Short exercise: Go through the material and write it all out exactly, minus the pictures.

Collected data:
════════════════
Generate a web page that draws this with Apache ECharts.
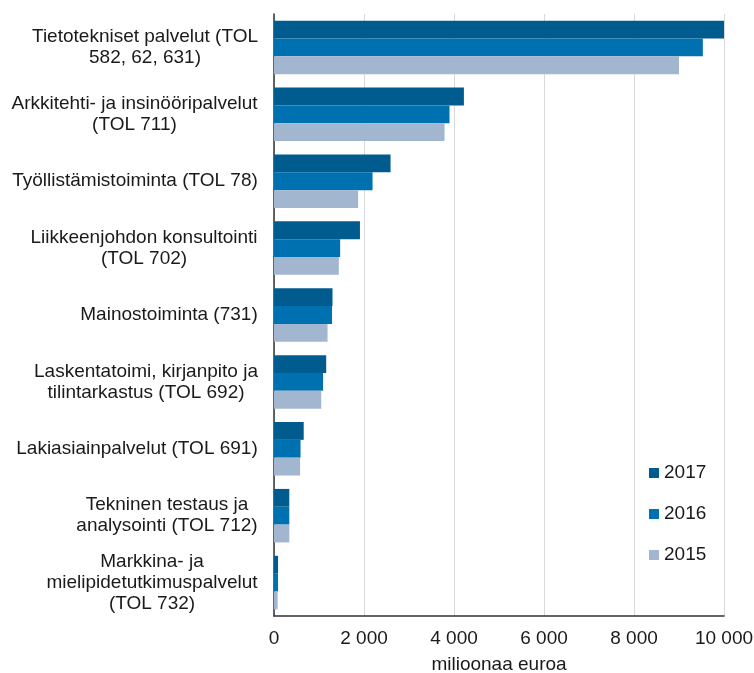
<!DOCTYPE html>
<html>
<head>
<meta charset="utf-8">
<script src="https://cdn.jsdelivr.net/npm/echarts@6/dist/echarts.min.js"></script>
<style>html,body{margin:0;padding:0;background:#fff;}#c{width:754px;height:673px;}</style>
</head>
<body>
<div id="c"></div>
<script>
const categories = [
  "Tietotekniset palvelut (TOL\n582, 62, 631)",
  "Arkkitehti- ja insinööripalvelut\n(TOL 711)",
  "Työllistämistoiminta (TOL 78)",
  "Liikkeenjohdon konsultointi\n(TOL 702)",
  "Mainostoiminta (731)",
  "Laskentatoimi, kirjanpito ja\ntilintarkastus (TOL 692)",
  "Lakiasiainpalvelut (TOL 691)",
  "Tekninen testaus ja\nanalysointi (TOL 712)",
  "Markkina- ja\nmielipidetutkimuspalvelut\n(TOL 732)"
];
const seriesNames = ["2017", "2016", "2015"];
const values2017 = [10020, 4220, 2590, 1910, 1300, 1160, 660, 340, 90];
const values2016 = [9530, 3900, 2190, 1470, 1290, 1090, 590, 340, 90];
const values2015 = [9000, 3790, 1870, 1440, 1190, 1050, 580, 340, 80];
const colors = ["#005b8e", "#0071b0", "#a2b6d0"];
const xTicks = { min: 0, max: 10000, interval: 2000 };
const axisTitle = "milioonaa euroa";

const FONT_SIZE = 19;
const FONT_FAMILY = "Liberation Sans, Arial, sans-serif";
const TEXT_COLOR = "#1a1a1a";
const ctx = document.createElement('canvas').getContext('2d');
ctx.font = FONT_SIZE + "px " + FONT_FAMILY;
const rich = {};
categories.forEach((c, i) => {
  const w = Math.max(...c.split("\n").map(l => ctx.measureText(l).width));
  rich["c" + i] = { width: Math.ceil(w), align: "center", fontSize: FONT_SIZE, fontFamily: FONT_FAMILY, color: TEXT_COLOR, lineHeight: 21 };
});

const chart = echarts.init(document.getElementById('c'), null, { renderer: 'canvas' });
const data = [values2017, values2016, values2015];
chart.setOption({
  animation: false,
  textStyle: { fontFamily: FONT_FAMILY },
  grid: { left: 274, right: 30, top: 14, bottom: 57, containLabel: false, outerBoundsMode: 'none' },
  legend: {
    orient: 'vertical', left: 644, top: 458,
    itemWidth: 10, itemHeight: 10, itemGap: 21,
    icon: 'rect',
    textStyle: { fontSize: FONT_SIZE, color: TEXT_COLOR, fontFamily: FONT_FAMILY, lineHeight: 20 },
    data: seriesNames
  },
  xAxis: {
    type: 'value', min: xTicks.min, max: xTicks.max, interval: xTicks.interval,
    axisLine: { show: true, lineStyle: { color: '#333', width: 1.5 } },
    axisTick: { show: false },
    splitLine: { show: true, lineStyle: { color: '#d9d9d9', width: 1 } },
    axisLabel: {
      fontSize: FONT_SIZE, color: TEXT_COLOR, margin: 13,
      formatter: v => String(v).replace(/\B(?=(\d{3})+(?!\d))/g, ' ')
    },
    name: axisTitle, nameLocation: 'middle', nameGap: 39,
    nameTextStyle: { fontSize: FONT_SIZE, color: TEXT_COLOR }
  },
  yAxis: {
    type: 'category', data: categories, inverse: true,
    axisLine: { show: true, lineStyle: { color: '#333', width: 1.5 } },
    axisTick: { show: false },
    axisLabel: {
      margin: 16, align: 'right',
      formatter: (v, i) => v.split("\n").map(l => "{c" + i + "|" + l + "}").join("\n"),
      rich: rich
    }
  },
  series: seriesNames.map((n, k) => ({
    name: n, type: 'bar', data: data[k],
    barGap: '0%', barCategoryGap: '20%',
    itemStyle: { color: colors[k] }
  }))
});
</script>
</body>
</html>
════════════════
Exercise answer:
Generate a web page that draws this with Apache ECharts.
<!DOCTYPE html>
<html>
<head>
<meta charset="utf-8">
<script src="https://cdn.jsdelivr.net/npm/echarts@6/dist/echarts.min.js"></script>
<style>html,body{margin:0;padding:0;background:#fff;}#c{width:754px;height:673px;}</style>
</head>
<body>
<div id="c"></div>
<script>
const categories = [
  "Tietotekniset palvelut (TOL\n582, 62, 631)",
  "Arkkitehti- ja insinööripalvelut\n(TOL 711)",
  "Työllistämistoiminta (TOL 78)",
  "Liikkeenjohdon konsultointi\n(TOL 702)",
  "Mainostoiminta (731)",
  "Laskentatoimi, kirjanpito ja\ntilintarkastus (TOL 692)",
  "Lakiasiainpalvelut (TOL 691)",
  "Tekninen testaus ja\nanalysointi (TOL 712)",
  "Markkina- ja\nmielipidetutkimuspalvelut\n(TOL 732)"
];
const seriesNames = ["2017", "2016", "2015"];
const values2017 = [10020, 4220, 2590, 1910, 1300, 1160, 660, 340, 90];
const values2016 = [9530, 3900, 2190, 1470, 1290, 1090, 590, 340, 90];
const values2015 = [9000, 3790, 1870, 1440, 1190, 1050, 580, 340, 80];
const colors = ["#005b8e", "#0071b0", "#a2b6d0"];
const xTicks = { min: 0, max: 10000, interval: 2000 };
const axisTitle = "milioonaa euroa";

const FONT_SIZE = 19;
const FONT_FAMILY = "Liberation Sans, Arial, sans-serif";
const TEXT_COLOR = "#1a1a1a";
const ctx = document.createElement('canvas').getContext('2d');
ctx.font = FONT_SIZE + "px " + FONT_FAMILY;
const rich = {};
categories.forEach((c, i) => {
  const w = Math.max(...c.split("\n").map(l => ctx.measureText(l).width));
  rich["c" + i] = { width: Math.ceil(w), align: "center", fontSize: FONT_SIZE, fontFamily: FONT_FAMILY, color: TEXT_COLOR, lineHeight: 21 };
});

const chart = echarts.init(document.getElementById('c'), null, { renderer: 'canvas' });
const data = [values2017, values2016, values2015];
chart.setOption({
  animation: false,
  textStyle: { fontFamily: FONT_FAMILY },
  grid: { left: 274, right: 30, top: 14, bottom: 57, containLabel: false, outerBoundsMode: 'none' },
  legend: {
    orient: 'vertical', left: 644, top: 458,
    itemWidth: 10, itemHeight: 10, itemGap: 21,
    icon: 'rect',
    textStyle: { fontSize: FONT_SIZE, color: TEXT_COLOR, fontFamily: FONT_FAMILY, lineHeight: 20 },
    data: seriesNames
  },
  xAxis: {
    type: 'value', min: xTicks.min, max: xTicks.max, interval: xTicks.interval,
    axisLine: { show: true, lineStyle: { color: '#333', width: 1.5 } },
    axisTick: { show: false },
    splitLine: { show: true, lineStyle: { color: '#d9d9d9', width: 1 } },
    axisLabel: {
      fontSize: FONT_SIZE, color: TEXT_COLOR, margin: 13,
      formatter: v => String(v).replace(/\B(?=(\d{3})+(?!\d))/g, ' ')
    },
    name: axisTitle, nameLocation: 'middle', nameGap: 39,
    nameTextStyle: { fontSize: FONT_SIZE, color: TEXT_COLOR }
  },
  yAxis: {
    type: 'category', data: categories, inverse: true,
    axisLine: { show: true, lineStyle: { color: '#333', width: 1.5 } },
    axisTick: { show: false },
    axisLabel: {
      margin: 16, align: 'right',
      formatter: (v, i) => v.split("\n").map(l => "{c" + i + "|" + l + "}").join("\n"),
      rich: rich
    }
  },
  series: seriesNames.map((n, k) => ({
    name: n, type: 'bar', data: data[k],
    barGap: '0%', barCategoryGap: '20%',
    itemStyle: { color: colors[k] }
  }))
});
</script>
</body>
</html>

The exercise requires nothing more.